Юноша осторожно подошёл к дому Велины, ему очень не хотелось встретиться со строгим родителем возлюбленной. Пёс за изгородью начал было лаять, но Ольг окликнул его и швырнул загодя припасённую кость. Услышав знакомый голос, да ещё и получив «подарок», страж тут же замолчал и принялся за подношение.
— Велина, — тихо позвал юноша, стараясь унять вдруг разволновавшееся в груди сердце. — Велина! — уже громче окликнул он и пару раз стукнул железным кольцом по калитке.
Тихо хлопнула дверь, и знакомые лёгкие шаги прошелестели по дорожке. Калитка, скрипнув, отворилась. Пред юношей предстала ладная черноглазая девица с туго заплетённой косой, перевитой лентами, в расшитой белой сорочке тонкого полотна и красной понёве, облегающей стан. На шее в три ряда красовались цветные бусы, а на голове был тонкий серебряный венец с височными кольцами и подвесками в виде лунниц.
— Ты чего, Ольг, — стала выговаривать она, — упреждала же, отец вчера вернулся, сердит на всех, что-то у него не сложилось с торговлей в Ладоге…
— Я тебя увидеть очень хотел, Велинушка! Мы с отцом живицу на днях заготавливать поедем, долго не свидимся…
— Я вот сейчас дубину-то возьму и хотение твоё сразу поубавлю, узнаешь, как девкам голову кружить, — грозно прокричал, выходя из-за угла дома, отец девушки.
— Так я же не просто так, дядька Бажан, — растерянно проговорил юноша, — я ж сватов засылать по осени хочу…
— Сватов засылать? — ещё более взъярился Бажан, хватая первую попавшую под руку палку. — Да ты сначала добро накопи, хозяйство заведи, а потом про женитьбу мысли! — Купец проворно ринулся в сторону Ольга, который поспешно скрылся за калиткой и был таков.
Ефанда нашла брата сидящим на камне у воды. Он сидел неподвижно, обхватив голову руками.
— Ольг! — осторожно тронула она за плечо. Юноша не отзывался. — Что, опять прогнал? — спросила она и уселась рядом. — Может, оно и к лучшему, — по-взрослому проговорила девчонка, — не нравится мне твоя Велина… Красна, знамо дело, да вся из себя такая важная, одевается, как боярыня…

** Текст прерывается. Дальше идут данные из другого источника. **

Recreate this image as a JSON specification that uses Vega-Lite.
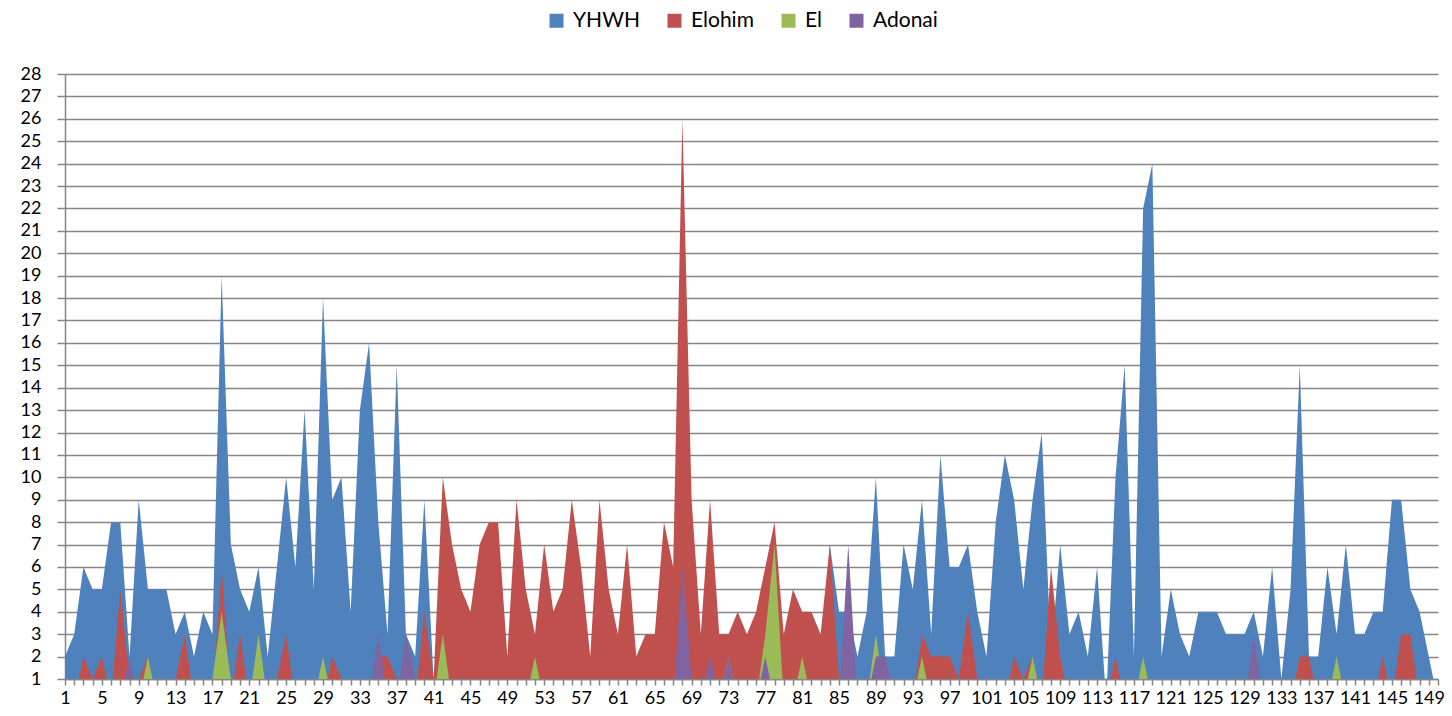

— Много ты понимаешь! — утирая глаза от невольных слёз, сердито обронил юноша. — Всё равно моя будет! — с вызовом произнёс он и стал с силой бросать в воду камни.
— Чего зазря-то водяника с русалками тревожишь? — спросила сестра. И вдруг насторожилась. — Слышишь, кричит кто-то?

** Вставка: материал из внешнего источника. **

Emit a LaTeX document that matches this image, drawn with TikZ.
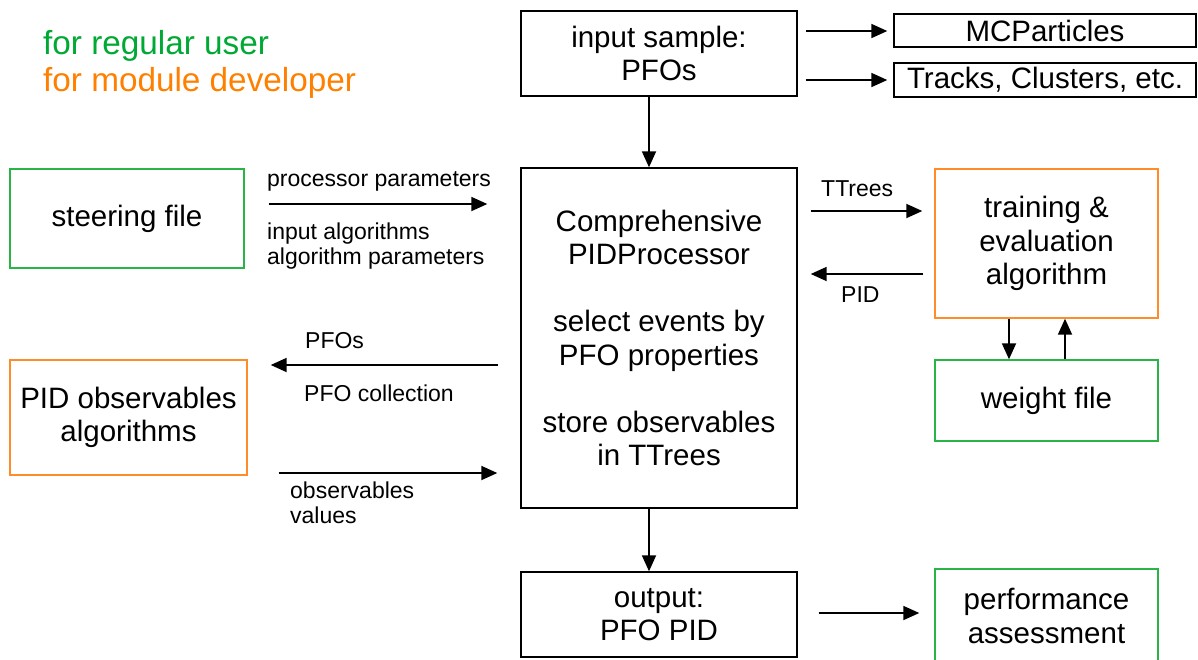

— Где? — навострил уши Ольг.
— На улице, пойдём скорей! — И брат с сестрой побежали в посёлок.
Ещё издали они узрели босоногого мальца, который размахивал руками и кричал:
— Нурманы! Нурманы идут!
На улицу стал выбегать всякий люд: кузнецы, скорняки, женщины, дети. Некоторые мужчины с вилами и рогатинами, иные с пиками, а то и мечами.

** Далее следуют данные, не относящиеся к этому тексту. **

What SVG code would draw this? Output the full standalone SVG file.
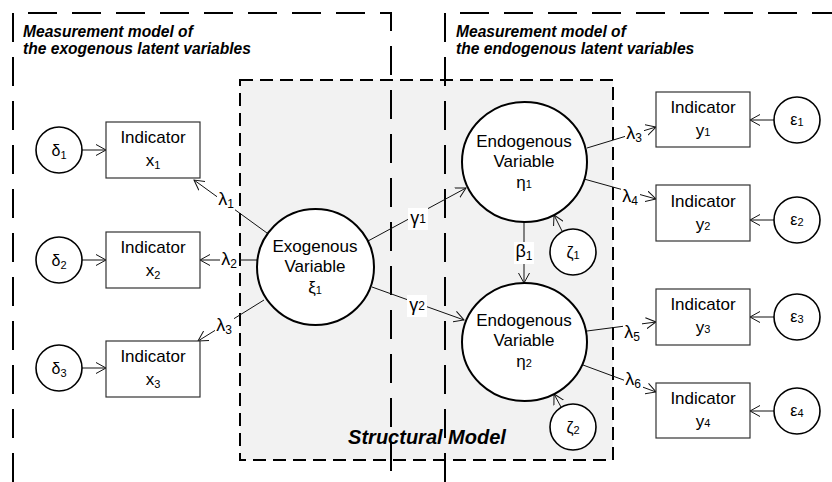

— Неужто опять грабёж? — вопрошали друг друга люди.
— Нет, купцы! — отвечал на бегу малец.
— Знаем мы этих купцов. Я прошлый раз двоих на вилы поднял, когда они мой двор грабить пришли… — мрачно молвил могучий словен.
— Говорят, на них мор напал, хоронить своих будут…
— А чего орёшь-то, коли они не грабить, а хоронить пришли? — спросил кузнец Кряж.
— Да не ору, я к старосте бегу, вы ж сами первые меня спрашивать начали! — с обидой в голосе отвечал малец и, решительно махнув рукой, быстро побежал по улице в сторону дома старосты — отца Ольга и Ефанды.
— Так речёшь, ярл, от неведомой болезни воины твои померли? — прищурив правое око, молвил коренастый староста Приладожья с белыми, чуть «позолотившимися» от работы на солнце волосами.
— Да, хёвдинг, именно от болезни, — закивал своей большой головой, похожей на медвежью, ярл по имени Лодинбьёрн — Косматый Медведь. — Выдели нам место для погребения усопших, чтоб мы по нашему обычаю их достойно проводить смогли… — Его слова переводил сухощавый невысокий воин с водянисто-невыразительными очами и обязательной для всех викингов бородой, которого именовали Ас-скальд, — что по-нурмански означало «божественный певец».
В полной мере значение его имени раскрылось только тогда, когда мёртвых викингов сложили в доспехах и вместе с оружием на погребальный костёр из брёвен и оградили камнями в виде лодии. И тут скальд, выйдя вперёд, запел. Он пел красивым и мощным голосом о славных родах, из которых вышли погибшие викинги. О великих богах, которым они служили, о подвигах, которыми прославились воины Одина, Тора и Тюра. О прекрасной Вальгалле, в которой боги ожидают павших героев, чтобы взять их в своё небесное войско и вместе с ними вступить в Конце Всех Времён в последнюю битву с силами Тьмы.